# Other Aquarium Forums > Equipment and Accessories > DIY Projects >  DIY CFL light hood for my nano aquarium

## melthazor

Decided to ditch the idea of the led light set for my 10L nano. I had some stuff lying around the house so I thought I would make an acrylic hood for the nano instead. Way cheaper than the led idea. I made a cfl acrylic light fixture, cfl so i dont have to add a balast. Plus the bulbs and watts can be changed out accordingly.

All I needed to buy was 3mm acrylic sheets, acrylic glue and wood grain "oyama" paper from daiso (total cost was $16 for these 3 items). You would also need white spray paint for the inside of the hood to reflect the light, cfl bulb sockets, cfl bulbs, some wires, 2 pin plug head, screws and nuts and shrink tubes (all of these I already had so no additional cost).

This hood sits on top of the tank, not over the tank so it's flush with the sides of the tank. This fixture isn't that heavy so I think there is no problems with the hood weighing down the glass of the tank and stressing it.

You need to measure out your pieces carefully, make the necessary holes and cut out before you glue the pieces together.
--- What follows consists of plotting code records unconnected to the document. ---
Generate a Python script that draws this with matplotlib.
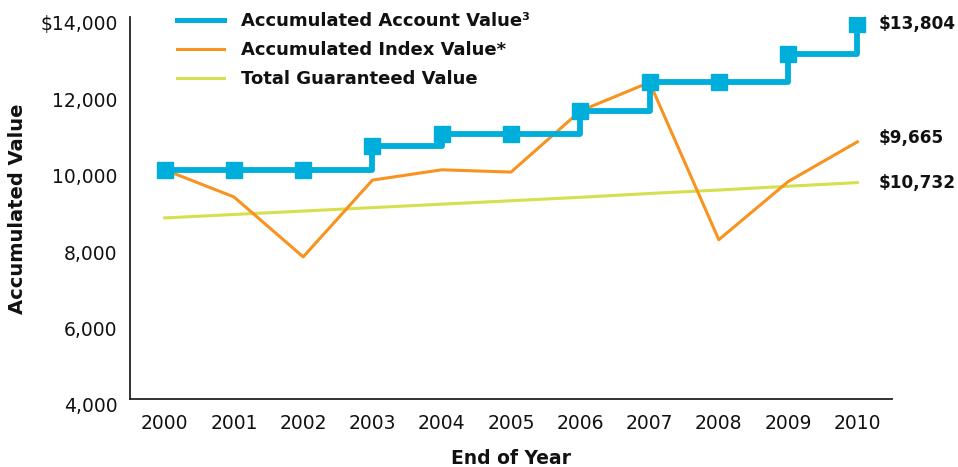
import matplotlib
matplotlib.use("Agg")
import matplotlib.pyplot as plt
import matplotlib.transforms as mtransforms

# ---- data ----
years = [2000, 2001, 2002, 2003, 2004, 2005, 2006, 2007, 2008, 2009, 2010]
account_value = [10000, 10000, 10000, 10623, 10930, 10930, 11550, 12295, 12295, 13020, 13804]
index_value = [10000, 9290, 7720, 9730, 10000, 9940, 11540, 12290, 8170, 9690, 10732]
guaranteed_value = [8740, 8830, 8920, 9010, 9100, 9190, 9280, 9380, 9470, 9570, 9665]
series_labels = ["Accumulated Account Value³", "Accumulated Index Value*", "Total Guaranteed Value"]
end_labels = ["$13,804", "$9,665", "$10,732"]
y_ticks = [4000, 6000, 8000, 10000, 12000, 14000]
y_tick_labels = ["4,000", "6,000", "8,000", "10,000", "12,000", "$14,000"]

BLUE = "#00AEDB"
ORANGE = "#F7931E"
GREEN = "#D5E04F"

plt.rcParams['font.family'] = ['DejaVu Sans']

fig = plt.figure(figsize=(9.58, 4.67), dpi=100)
ax = fig.add_axes([130/958, 1-399/467, (892-130)/958, (399-17)/467])

ax.plot(years, guaranteed_value, color=GREEN, lw=2.2, label=series_labels[2], zorder=2)
ax.plot(years, index_value, color=ORANGE, lw=2.2, label=series_labels[1], zorder=3)
ax.step(years, account_value, where='post', color=BLUE, lw=4.2, label=series_labels[0], zorder=4)
ax.plot(years, account_value, ls='none', marker='s', ms=11.5, color=BLUE, zorder=5)

ax.set_xlim(1999.5, 2010.5)
ax.set_ylim(4000, 14000)
ax.set_xticks(years)
ax.set_xticklabels([str(y) for y in years], fontsize=13.5, color='#111111')
ax.set_yticks(y_ticks)
ax.set_yticklabels(y_tick_labels, fontsize=13.5, color='#111111')
ax.tick_params(axis='both', length=0)
ax.tick_params(axis='x', pad=11)
ax.tick_params(axis='y', pad=9)
offset = mtransforms.ScaledTranslation(0, -6/100, fig.dpi_scale_trans)
for lab in ax.get_yticklabels():
    lab.set_transform(lab.get_transform() + offset)

for s in ['top', 'right']:
    ax.spines[s].set_visible(False)
for s in ['left', 'bottom']:
    ax.spines[s].set_color('#222222')
    ax.spines[s].set_linewidth(1.3)

# end labels
ends = [account_value[-1], index_value[-1], guaranteed_value[-1]]
dys = [0, 4, 0]
for txt, val, dy in zip(end_labels, ends, dys):
    ax.annotate(txt, xy=(years[-1], val), xytext=(15, dy*0.72), textcoords='offset points',
                ha='left', va='center', fontsize=12.2, fontweight='bold', color='#111111',
                annotation_clip=False)

fig.text(18/958, 1-209/467, "Accumulated Value", rotation=90, ha='center', va='center',
         fontsize=14, fontweight='bold', color='#111111')
fig.text(511/958, 1-458/467, "End of Year", ha='center', va='center',
         fontsize=13.5, fontweight='bold', color='#111111')

handles, labels = ax.get_legend_handles_labels()
order = [labels.index(l) for l in series_labels]
leg = ax.legend([handles[i] for i in order], [labels[i] for i in order],
                loc='upper left', bbox_to_anchor=(177/958, 1-12/467), bbox_transform=fig.transFigure,
                frameon=False, borderpad=0, borderaxespad=0, handlelength=2.6, handletextpad=0.95,
                labelspacing=0.62, prop={'weight': 'bold', 'size': 13})
for t in leg.get_texts():
    t.set_color('#111111')
leg.get_lines()[0].set_linewidth(3.6)

fig.savefig("out.png", dpi=100)
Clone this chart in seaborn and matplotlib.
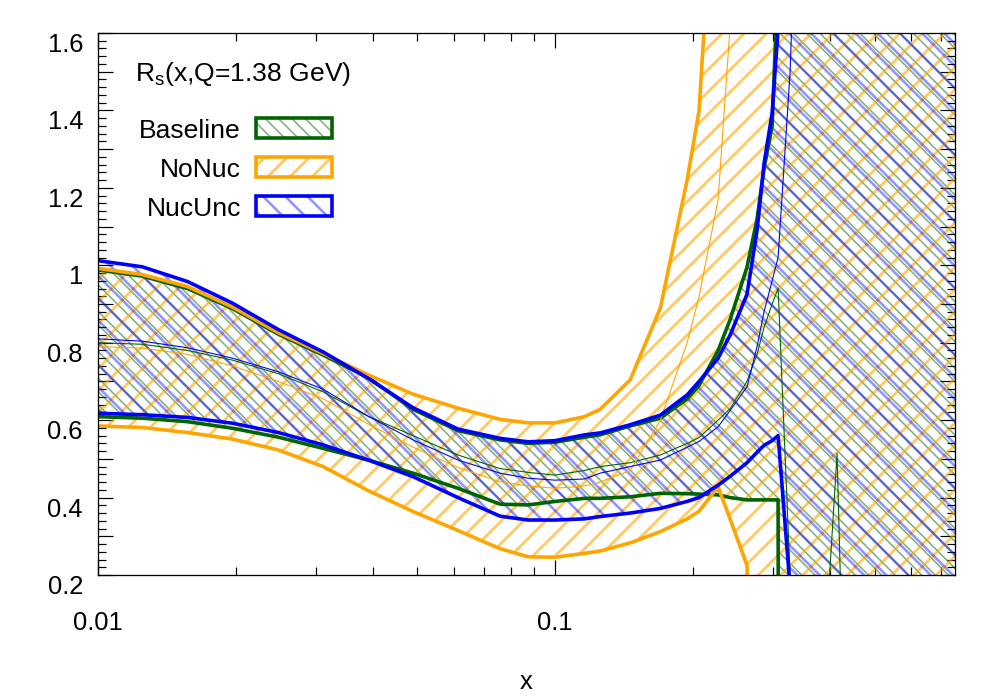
import numpy as np
import pandas as pd
import matplotlib
matplotlib.use('Agg')
import matplotlib.pyplot as plt
import seaborn as sns
from matplotlib.ticker import FixedLocator, FuncFormatter, NullFormatter
from matplotlib.patches import Rectangle

# ---------------- data ----------------
x = [0.01, 0.0125, 0.0157, 0.0197, 0.0248, 0.0311, 0.039, 0.0489, 0.0613, 0.0758,
     0.0873, 0.1, 0.116, 0.1255, 0.146, 0.17, 0.1945, 0.2066, 0.2274, 0.2416,
     0.263, 0.2767, 0.2866, 0.2985, 0.3076, 0.3268, 0.3614, 0.414, 0.442, 0.75]

base_up = [0.988, 0.972, 0.940, 0.888, 0.822, 0.768, 0.710, 0.628, 0.573, 0.549,
           0.540, 0.543, 0.556, 0.562, 0.585, 0.605, 0.655, 0.690, 0.780, 0.860,
           0.995, 1.120, 1.250, 1.360, 1.750, 8.0, 8.0, 8.0, 8.0, 8.0]
base_mid = [0.800, 0.796, 0.780, 0.755, 0.720, 0.673, 0.610, 0.560, 0.510, 0.475,
            0.465, 0.458, 0.470, 0.480, 0.490, 0.510, 0.540, 0.555, 0.600, 0.630,
            0.700, 0.770, 0.840, 0.900, 0.940, 0.200, -0.620, 0.514, -0.750, -1.0]
base_lo = [0.609, 0.605, 0.596, 0.579, 0.556, 0.527, 0.497, 0.463, 0.424, 0.383,
           0.381, 0.390, 0.398, 0.398, 0.402, 0.411, 0.410, 0.409, 0.407, 0.400,
           0.394, 0.394, 0.394, 0.394, 0.394, -20.0, -20.0, -20.0, -20.0, -20.0]

nonuc_up = [0.992, 0.976, 0.945, 0.892, 0.826, 0.772, 0.717, 0.667, 0.631, 0.602,
            0.593, 0.593, 0.609, 0.628, 0.704, 0.890, 1.220, 1.400, 2.200, 3.000,
            8.0, 8.0, 8.0, 8.0, 8.0, 8.0, 8.0, 8.0, 8.0, 8.0]
nonuc_mid = [0.790, 0.786, 0.770, 0.740, 0.700, 0.655, 0.590, 0.530, 0.478, 0.441,
             0.430, 0.424, 0.430, 0.440, 0.470, 0.600, 0.800, 0.920, 1.170, 1.620,
             2.800, 8.0, 8.0, 8.0, 8.0, 8.0, 8.0, 8.0, 8.0, 8.0]
nonuc_lo = [0.585, 0.581, 0.568, 0.551, 0.523, 0.480, 0.418, 0.364, 0.315, 0.268,
            0.247, 0.246, 0.256, 0.262, 0.283, 0.312, 0.345, 0.365, 0.428, 0.344,
            0.225, -1.0, -1.0, -1.0, -1.0, -1.0, -1.0, -1.0, -1.0, -1.0]

nuc_up = [1.012, 0.996, 0.958, 0.902, 0.834, 0.776, 0.708, 0.632, 0.577, 0.553,
          0.544, 0.547, 0.562, 0.567, 0.588, 0.613, 0.665, 0.700, 0.760, 0.820,
          0.925, 1.090, 1.263, 1.393, 1.610, 8.0, 8.0, 8.0, 8.0, 8.0]
nuc_mid = [0.810, 0.804, 0.787, 0.760, 0.725, 0.680, 0.610, 0.549, 0.497, 0.463,
           0.450, 0.445, 0.448, 0.463, 0.480, 0.497, 0.530, 0.545, 0.583, 0.625,
           0.686, 0.790, 0.880, 0.960, 1.020, 1.500, 3.0, 8.0, 8.0, 8.0]
nuc_lo = [0.618, 0.614, 0.607, 0.592, 0.568, 0.536, 0.497, 0.454, 0.400, 0.352,
          0.342, 0.342, 0.345, 0.351, 0.360, 0.372, 0.390, 0.400, 0.432, 0.455,
          0.490, 0.517, 0.535, 0.547, 0.560, 0.168, -0.5, -1.0, -1.0, -1.0]

labels = ['Baseline', 'NoNuc', 'NucUnc']
title_text = r'R$_\mathregular{s}$(x,Q=1.38 GeV)'
x_ticks_major = [0.01, 0.1]
x_ticks_minor = [0.02, 0.03, 0.04, 0.05, 0.06, 0.07, 0.08, 0.09, 0.2, 0.3, 0.4, 0.5, 0.6, 0.7]

# ---------------- style ----------------
sns.set_theme(style='ticks')
plt.rcParams['font.family'] = ['Liberation Sans', 'DejaVu Sans']
plt.rcParams['mathtext.fontset'] = 'custom'
plt.rcParams['mathtext.rm'] = 'Liberation Sans'
plt.rcParams['mathtext.it'] = 'Liberation Sans:italic'

DPI = 200
def P(p):
    """pixels -> points"""
    return p * 72.0 / DPI

fig = plt.figure(figsize=(5, 3.5), dpi=DPI)
fig.patch.set_facecolor('white')
ax = fig.add_axes([0.098, 1 - 575 / 700, 0.857, 542 / 700])
ax.set_facecolor('white')

line_cols = ['#006400', '#ffa500', '#0000ff']
hatch_cols = [(0.0, 0.39, 0.0, 0.5), (1.0, 0.65, 0.0, 0.6), (0.0, 0.0, 1.0, 0.42)]
hatches = ['\\' * 5, '///', '\\' * 3]
hatch_w = [1.6, 2.8, 2.6]
series = [(base_lo, base_mid, base_up), (nonuc_lo, nonuc_mid, nonuc_up), (nuc_lo, nuc_mid, nuc_up)]

for i, (lo, mid, up) in enumerate(series):
    with plt.rc_context({'hatch.linewidth': P(hatch_w[i])}):
        coll = ax.fill_between(x, lo, up, facecolor='none', edgecolor=hatch_cols[i],
                               linewidth=0, hatch=hatches[i], zorder=1 + 0.1 * i)
        if hasattr(coll, 'set_hatch_linewidth'):
            coll.set_hatch_linewidth(P(hatch_w[i]))

for i, (lo, mid, up) in enumerate(series):
    for yy, lw in ((lo, 3.6), (up, 3.6), (mid, 1.1)):
        sns.lineplot(x=x, y=yy, ax=ax, color=line_cols[i], linewidth=P(lw),
                     estimator=None, sort=False, legend=False, zorder=3 + 0.1 * i)

ax.set_xscale('log')
ax.set_xlim(0.01, 0.75)
ax.set_ylim(0.2, 1.6)

ax.xaxis.set_major_locator(FixedLocator(x_ticks_major))
ax.xaxis.set_minor_locator(FixedLocator(x_ticks_minor))
ax.xaxis.set_major_formatter(FuncFormatter(lambda v, p: '%g' % v))
ax.xaxis.set_minor_formatter(NullFormatter())

ymaj = np.round(np.arange(0.2, 1.6001, 0.1), 2)
ymin = np.round(np.arange(0.2, 1.6001, 0.02), 2)
ax.yaxis.set_major_locator(FixedLocator(ymaj))
ax.yaxis.set_minor_locator(FixedLocator(ymin))
ax.yaxis.set_major_formatter(FuncFormatter(
    lambda v, p: ('%g' % v) if abs(round(v / 0.2) * 0.2 - v) < 1e-6 else ''))

fs = P(25.5)
ax.tick_params(which='both', direction='in', top=True, right=True,
               width=P(1.2), color='black', labelsize=fs, labelcolor='black')
ax.tick_params(which='major', length=P(15))
ax.tick_params(which='minor', length=P(8))
ax.tick_params(axis='x', which='major', pad=P(36))
ax.tick_params(axis='y', which='major', pad=P(15))
for t in ax.get_yticklabels():
    t.set_verticalalignment('top')

for s in ax.spines.values():
    s.set_linewidth(P(1.3))
    s.set_color('black')
    s.set_zorder(10)

ax.set_xlabel('x', fontsize=fs, color='black')
ax.xaxis.set_label_coords(0.5, (575 - 682) / 542)
ax.xaxis.label.set_verticalalignment('center')
ax.set_ylabel('')

# ---------------- key ----------------
def axc(X, Y):
    return ((X - 98) / 857, (575 - Y) / 542)

ax.text(*axc(135, 74), title_text, transform=ax.transAxes, ha='left', va='center',
        fontsize=P(26.5), color='black', zorder=20)

rows = [128, 167, 206]
for i, lab in enumerate(labels):
    tx, ty = axc(241, rows[i] + 3)
    ax.text(tx, ty, lab, transform=ax.transAxes, ha='right', va='center',
            fontsize=P(26.5), color='black', zorder=20)
    bx, by = axc(256, rows[i] + 10)
    bw = 76 / 857
    bh = 20 / 542
    with plt.rc_context({'hatch.linewidth': P(hatch_w[i])}):
        r1 = Rectangle((bx, by), bw, bh, transform=ax.transAxes, facecolor='white',
                       edgecolor=hatch_cols[i], linewidth=0, hatch=hatches[i], zorder=20)
        if hasattr(r1, 'set_hatch_linewidth'):
            r1.set_hatch_linewidth(P(hatch_w[i]))
        ax.add_patch(r1)
    r2 = Rectangle((bx, by), bw, bh, transform=ax.transAxes, facecolor='none',
                   edgecolor=line_cols[i], linewidth=P(3.6), zorder=21)
    ax.add_patch(r2)

fig.savefig('out.png', dpi=DPI, facecolor='white')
Once you have glued them together it's nearly impossible to make additional cut outs without cracking the acrylic and the glued joints.

Pictures:









One tip, remove all measurement marks made with permanent marker with rubbing alcohol before spraying the inside white, the spray won't cover it, it will dissolve and mix with the paint. Either way you can't see it unless you turn it over.

There low budget diy acrylic light hood for whatever size tank you have.

----------


## Urban Aquaria

Interesting DIY project, thanks for sharing!  :Well done: 

Btw, the heat output on those 2 CFL bulbs in the enclosed box will build up alot during usage (especially with such close proximity to the water surface), maybe consider installing a small PC fan to vent out the heat. I just changed a set of CFL bulbs in my living room uplight and burnt my fingers (forgot how hot they can become after being on for just a short while).  :Grin:

----------


## melthazor

Wah ok...I will bear that in mind...

----------


## seudzar

If the heat emit from the bulb is that intense, you need to take extra care that heat may be enough to soften the acrylic too

----------


## melthazor

It's a nano tank...so the watts won't go above 20 watts...will probably use 2 8 watt bulbs...In any case if it heats up ill add a cpu fan like urban Aquaria suggested. It takes alot of heat to soften acrylic...I use a creme brulee blow torch to bend my acrylic...

----------